Another more recent casualty - in China, at least - is Haruki Murakami's 1Q84. The novel became collateral damage in the Sino-Japanese spat over a bunch of rocks northeast of Taiwan, which got China banning or closing everything Japanese. An article on fossils in Japan's Gifu Prefecture was deleted minutes after it was posted on a Chinese web host. And a Japanese-backed cycling team pulled out of the Tour of Beijing event.

A cheerier celebratory occasion this week is this year's Ubud Writers and Readers Festival, happening from 03 to 07 October. Themed Bumi Manusia ("This Earth of Mankind"), after a title from Pramoedya Ananta Toer's first book in the once-banned historical fiction series The Buru Quartet, this year's Ubud Fest is held in honour of the enduring power of storytelling.
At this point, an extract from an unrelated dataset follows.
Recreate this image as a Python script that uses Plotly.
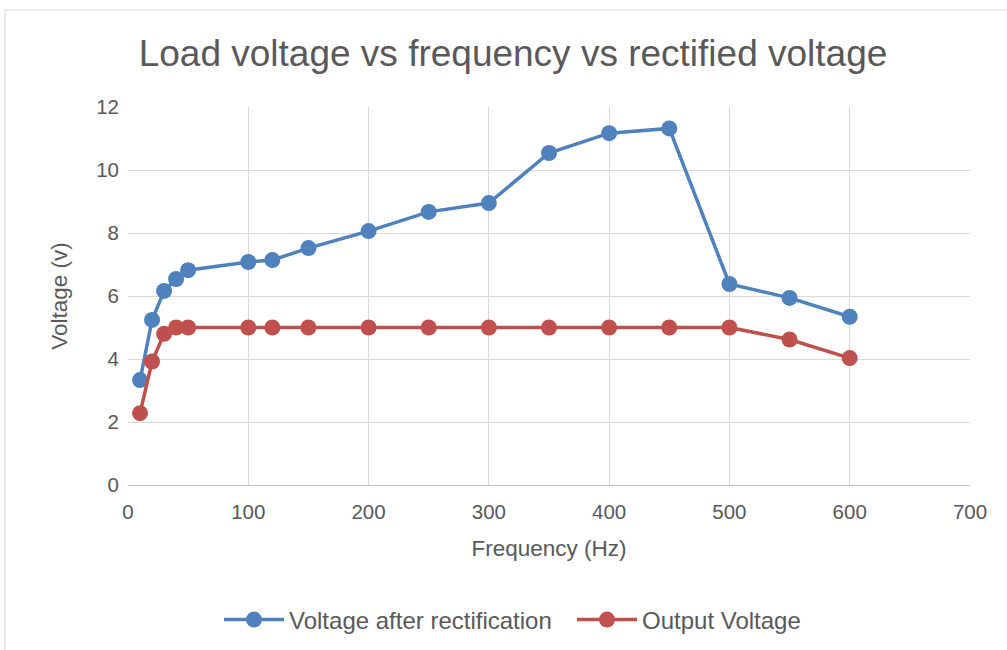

Author Michael Ruhlman also had something to say about storytelling, the importance of food writing, in particular. "...telling stories about food and cooking is not only natural, it's necessary for our survival. It's important to understand how something that is essential to our humanity and our well-being affects all other aspects of our lives and our humanity."

Hear, hear.

In other news:

  • Penguin seeks repayment of big advances from writers who didn't deliver. Among those being pursued are Elizabeth Wurtzel (Prozac Nation), Wonkette's founding editor Ana Marie Cox, and Holocaust survivor Herman Rosenblat.
  • John Scalzi's readers recommend some books in what is probably among the longest comments thread on the Whatever. Multiple nominations include Ready Player One by Ernest Cline, Jenny "The Bloggess" Lawson's Let's Pretend This Never Happened, Libriomancer by Jim C Hines, The Map of the Sky by Felix Palma and Erin Morgenstern's The Night Circus.
  • Shades of virtual book-burning in the disappearance of Jonah Lehrer's book from various retail outlets and portals? Don't worry about it, says some readers of Andrew Sullivan's Daily Dish. At least, I think, for now.
  • US retail chain Wal-Mart is said to have stopped selling Kindles. Another US retail chain, Target, pledged to take the Amazon e-reader off its shelves this May, seemingly because of the latter's aggressive expansion tactics.
  • A fiction writer's heartening open letter to her ... should it be "colleagues" or "comrades"? In short, she says, "Keep writing."
  • Things from Billy Joel's "We Didn't Start the Fire" that are still burning. Will the Middle East 'burn' forever?
  • The origin of a "hackademic" book publishing initiative, and how it can help students and journalists.
  • From the author of The Lizard King: a sad tale about the role of religion in the ivory trade.
  • Punjab's own Interlok kerfuffle was raised when words regarding caste land publishers in jail. The report could've been written better, though.
  • The New Yorker commemorates the 50th anniversary of the publication of Rachel Carson's Silent Spring, the book said to have kicked off the modern environmental movement.
  • England's government announces a review on e-book lending in libraries.